Outside the academic setting, agencies and organizations with an interest in water education are refocusing their outreach efforts on STEM objectives. Salt River Project (SRP), the electricity and water provider of the greater Phoenix metropolitan area, has been promoting water education for more than 20 years. SRP has focused on three goals when implementing their water resources education programs: present a general understanding of hydrology and the water cycle, articulate the complex industry of water resources management which most often requires difficult solutions, and maintain a direct line of communication with teachers and students. With STEM playing a more significant role in education recently, the education department at SRP is implementing stronger components of engineering and technology into their curriculum.
“Technology doesn’t always mean a computer,” says Alison Smith, the Sr. Community Outreach Representative. “It could be a low flow toilet or a faucet aerator.” When SRP works with teachers, they set the stage with a regionally based water resources challenge and teachers provide their own expertise to solve problems. Brainstorming and collaborative efforts are brought to bear to find the best possible solutions.

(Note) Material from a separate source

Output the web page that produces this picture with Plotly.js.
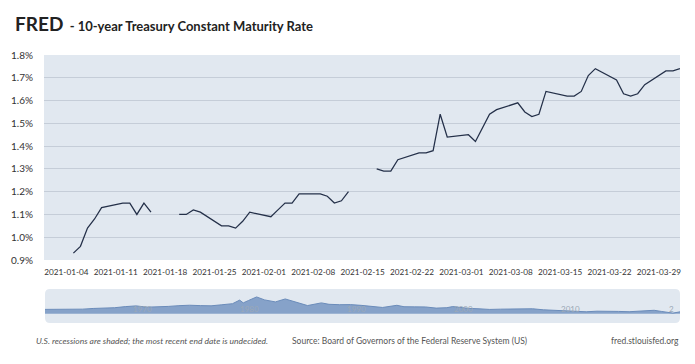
<!DOCTYPE html>
<html>
<head>
<meta charset="utf-8">
<script src="https://cdn.plot.ly/plotly-3.0.1.min.js"></script>
<style>
  html, body { margin: 0; padding: 0; background: #ffffff; }
  #chart { width: 695px; height: 364px; }
</style>
</head>
<body>
<div id="chart"></div>
<script>
// ---- Main series: 10-year Treasury Constant Maturity Rate (percent) ----
const dates = [
  '2021-01-04','2021-01-05','2021-01-06','2021-01-07','2021-01-08',
  '2021-01-11','2021-01-12','2021-01-13','2021-01-14','2021-01-15',
  '2021-01-18','2021-01-19','2021-01-20','2021-01-21','2021-01-22',
  '2021-01-25','2021-01-26','2021-01-27','2021-01-28','2021-01-29',
  '2021-02-01','2021-02-02','2021-02-03','2021-02-04','2021-02-05',
  '2021-02-08','2021-02-09','2021-02-10','2021-02-11','2021-02-12',
  '2021-02-15','2021-02-16','2021-02-17','2021-02-18','2021-02-19',
  '2021-02-22','2021-02-23','2021-02-24','2021-02-25','2021-02-26',
  '2021-03-01','2021-03-02','2021-03-03','2021-03-04','2021-03-05',
  '2021-03-08','2021-03-09','2021-03-10','2021-03-11','2021-03-12',
  '2021-03-15','2021-03-16','2021-03-17','2021-03-18','2021-03-19',
  '2021-03-22','2021-03-23','2021-03-24','2021-03-25','2021-03-26',
  '2021-03-29','2021-03-30','2021-03-31'
];
const rates = [
  0.93, 0.96, 1.04, 1.08, 1.13,
  1.15, 1.15, 1.10, 1.15, 1.11,
  null, 1.10, 1.10, 1.12, 1.11,
  1.05, 1.05, 1.04, 1.07, 1.11,
  1.09, 1.12, 1.15, 1.15, 1.19,
  1.19, 1.18, 1.15, 1.16, 1.20,
  null, 1.30, 1.29, 1.29, 1.34,
  1.37, 1.37, 1.38, 1.54, 1.44,
  1.45, 1.42, 1.48, 1.54, 1.56,
  1.59, 1.55, 1.53, 1.54, 1.64,
  1.62, 1.62, 1.64, 1.71, 1.74,
  1.69, 1.63, 1.62, 1.63, 1.67,
  1.73, 1.73, 1.74
];

// ---- Navigator (full history, estimated from the thumbnail) ----
const navDates = [
  '1962-01-02','1963-07-01','1964-07-01','1965-07-01','1966-07-01','1967-07-01',
  '1968-07-01','1969-07-01','1970-07-01','1971-07-01','1972-07-01','1973-07-01',
  '1974-07-01','1975-07-01','1976-07-01','1977-07-01','1978-07-01','1979-07-01',
  '1980-03-01','1980-07-01','1981-01-01','1981-09-30','1982-07-01','1983-07-01',
  '1984-06-01','1985-07-01','1986-07-01','1987-10-15','1988-07-01','1989-07-01',
  '1990-07-01','1991-07-01','1992-07-01','1993-07-01','1994-11-01','1995-07-01',
  '1996-07-01','1997-07-01','1998-07-01','1999-07-01','2000-01-15','2001-07-01',
  '2002-07-01','2003-07-01','2004-07-01','2005-07-01','2006-07-01','2007-07-01',
  '2008-07-01','2009-07-01','2010-07-01','2011-07-01','2012-07-01','2013-07-01',
  '2014-07-01','2015-07-01','2016-07-01','2017-07-01','2018-11-01','2019-07-01',
  '2020-08-01','2021-03-31'
];
const navRates = [
  4.06, 4.00, 4.19, 4.28, 4.93, 5.07,
  5.64, 6.67, 7.35, 6.16, 6.21, 6.85,
  7.56, 7.99, 7.61, 7.42, 8.41, 9.43,
  12.8, 10.2, 12.5, 15.8, 13.0, 11.1,
  13.9, 10.6, 7.67, 10.2, 8.85, 8.49,
  8.55, 7.86, 7.01, 5.87, 7.9, 6.57,
  6.44, 6.35, 5.26, 5.65, 6.7, 5.02,
  4.61, 4.01, 4.27, 4.29, 4.80, 4.63,
  3.66, 3.26, 3.22, 2.78, 1.80, 2.35,
  2.54, 2.14, 1.84, 2.33, 3.2, 2.14,
  0.55, 1.74
];
const navLabelDates = ['1970-01-01','1980-01-01','1990-01-01','2000-01-01','2010-01-01','2020-01-01'];
const navLabelTexts = ['1970','1980','1990','2000','2010','2'];

// ---- Tick labels ----
const xTickDates = ['2021-01-04','2021-01-11','2021-01-18','2021-01-25','2021-02-01','2021-02-08',
  '2021-02-15','2021-02-22','2021-03-01','2021-03-08','2021-03-15','2021-03-22','2021-03-29'];
const xTickLabels = xTickDates.slice();
const yTickVals = [0.9, 1.0, 1.1, 1.2, 1.3, 1.4, 1.5, 1.6, 1.7, 1.8];
const yTickLabels = ['0.9%','1.0%','1.1%','1.2%','1.3%','1.4%','1.5%','1.6%','1.7%','1.8%'];

// ---- Layout geometry (pixels) ----
const W = 695, H = 364;
const M = {l: 44, r: 15, t: 55, b: 41};
const PW = W - M.l - M.r, PH = H - M.t - M.b;
const px2x = p => (p - M.l) / PW;
const py2y = p => (H - M.b - p) / PH;

const mainBottom = py2y(260);
const navTop = py2y(289);

// rounded navigator background
const nx0 = px2x(45), nx1 = px2x(680), ny0 = 0, ny1 = navTop;
const rx = 5 / PW, ry = 5 / PH;
const navPath = `M ${nx0+rx},${ny0} L ${nx1-rx},${ny0} Q ${nx1},${ny0} ${nx1},${ny0+ry} ` +
  `L ${nx1},${ny1-ry} Q ${nx1},${ny1} ${nx1-rx},${ny1} L ${nx0+rx},${ny1} ` +
  `Q ${nx0},${ny1} ${nx0},${ny1-ry} L ${nx0},${ny0+ry} Q ${nx0},${ny0} ${nx0+rx},${ny0} Z`;

const BG = '#e1e8f0';
const FONT = 'Lato, "Open Sans", sans-serif';

const traces = [
  {
    x: dates, y: rates, type: 'scatter', mode: 'lines',
    line: {color: '#243049', width: 1.25},
    connectgaps: false, hoverinfo: 'skip',
    xaxis: 'x', yaxis: 'y'
  },
  {
    x: navDates, y: navRates, type: 'scatter', mode: 'lines',
    line: {color: '#6b8cba', width: 1},
    fill: 'tozeroy', fillcolor: '#86a2c9',
    hoverinfo: 'skip', xaxis: 'x2', yaxis: 'y2'
  }
];

const FOOT = 8.5;
const annotations = [
  {xref: 'paper', yref: 'paper', x: px2x(34), y: py2y(341), xanchor: 'left', yanchor: 'middle',
   text: '<i>U.S. recessions are shaded; the most recent end date is undecided.</i>',
   showarrow: false, font: {family: FONT, size: FOOT, color: '#555555'}},
  {xref: 'paper', yref: 'paper', x: px2x(290), y: py2y(341), xanchor: 'left', yanchor: 'middle',
   text: 'Source: Board of Governors of the Federal Reserve System (US)',
   showarrow: false, font: {family: FONT, size: FOOT, color: '#555555'}},
  {xref: 'paper', yref: 'paper', x: px2x(681), y: py2y(341), xanchor: 'right', yanchor: 'middle',
   text: 'fred.stlouisfed.org',
   showarrow: false, font: {family: FONT, size: FOOT, color: '#555555'}}
];
navLabelDates.forEach((d, i) => {
  annotations.push({
    xref: 'x2', yref: 'paper', x: d, y: py2y(308.5), xanchor: 'left', yanchor: 'middle', xshift: 0,
    text: navLabelTexts[i], showarrow: false,
    font: {family: FONT, size: 8, color: '#9ba8b7'}
  });
});

const layout = {
  width: W, height: H,
  margin: M,
  paper_bgcolor: '#ffffff',
  plot_bgcolor: 'rgba(0,0,0,0)',
  showlegend: false,
  font: {family: FONT, color: '#333333'},
  title: {
    text: '<span style="font-size:19px">FRED</span>&nbsp;&nbsp;- 10-year Treasury Constant Maturity Rate',
    font: {family: FONT, size: 13, color: '#222222', weight: 'bold'},
    x: 15 / W, xanchor: 'left', xref: 'container',
    y: 1 - 26 / H, yanchor: 'middle', yref: 'container'
  },
  xaxis: {
    domain: [0, 1],
    range: ['2020-12-30 20:00', '2021-03-31'],
    type: 'date',
    tickmode: 'array', tickvals: xTickDates, ticktext: xTickLabels,
    tickangle: 0,
    ticks: 'outside', ticklen: 4, tickcolor: 'rgba(0,0,0,0)',
    ticklabelshift: -7,
    tickfont: {family: FONT, size: 8.2, color: '#333333'},
    showgrid: false, zeroline: false, showline: false,
    anchor: 'y', fixedrange: true
  },
  yaxis: {
    domain: [mainBottom, 1],
    range: [0.9, 1.8],
    tickmode: 'array', tickvals: yTickVals, ticktext: yTickLabels,
    ticks: 'outside', ticklen: 8, tickcolor: 'rgba(0,0,0,0)',
    tickfont: {family: FONT, size: 10, color: '#333333'},
    showgrid: true, gridcolor: '#c5cdd8', gridwidth: 1,
    zeroline: false, showline: false,
    anchor: 'x', fixedrange: true
  },
  xaxis2: {
    domain: [px2x(45), 1],
    range: ['1962-01-02', '2021-03-31'],
    type: 'date',
    showticklabels: false, showgrid: false, zeroline: false, showline: false, ticks: '',
    anchor: 'y2', fixedrange: true
  },
  yaxis2: {
    domain: [0, navTop],
    range: [-8.8, 23.3],
    showticklabels: false, showgrid: false, zeroline: false, showline: false, ticks: '',
    anchor: 'x2', fixedrange: true
  },
  shapes: [
    {type: 'rect', xref: 'paper', yref: 'paper', x0: 0, x1: 1, y0: mainBottom, y1: 1,
     fillcolor: BG, line: {width: 0}, layer: 'below'},
    {type: 'path', xref: 'paper', yref: 'paper', path: navPath,
     fillcolor: BG, line: {width: 0}, layer: 'below'}
  ],
  annotations: annotations
};

Plotly.newPlot('chart', traces, layout, {staticPlot: true, displayModeBar: false});
</script>
</body>
</html>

The Central Arizona Project (CAP), which brings Arizona’s Colorado River water entitlement to users in central Arizona, has an interest in developing a water literate public. The CAP provides a variety of K-12 programs, including H2O for Kids (K-Grade 3), offering water conservation and water history lessons. More than 500 teachers contribute insight and feedback to this program.
Another CAP program, Arizona Water Story (Grade 4-6), is co-produced with the Salt River Project. The program was updated in 2010 to include greater STEM content and more handson experiments were added. Crystal Thompson, the Community Relations Coordinator believes that STEM material is very important to the CAP water education objective, “math and science are very much the focal points of all our programs”. Computer games are also being used as a learning tool to connect with youths and adults alike.
As more attention is focused on integrating STEM into our education philosophy, other fundamental subjects such as reading, writing, social studies, history, and cultural studies continue to be integral to water education. Kerry Schwartz sees opportunities for teaching about water in the total curriculum. “Good education is good education,” she says. “It’s all about getting kids excited about learning, wanting to learn, and going out and doing it.”
Judith A. Ramaley, the “godmother” of STEM also sees an evolution of the current philosophy. STEM is turning into STEAM, she has said; the “A” stands for arts.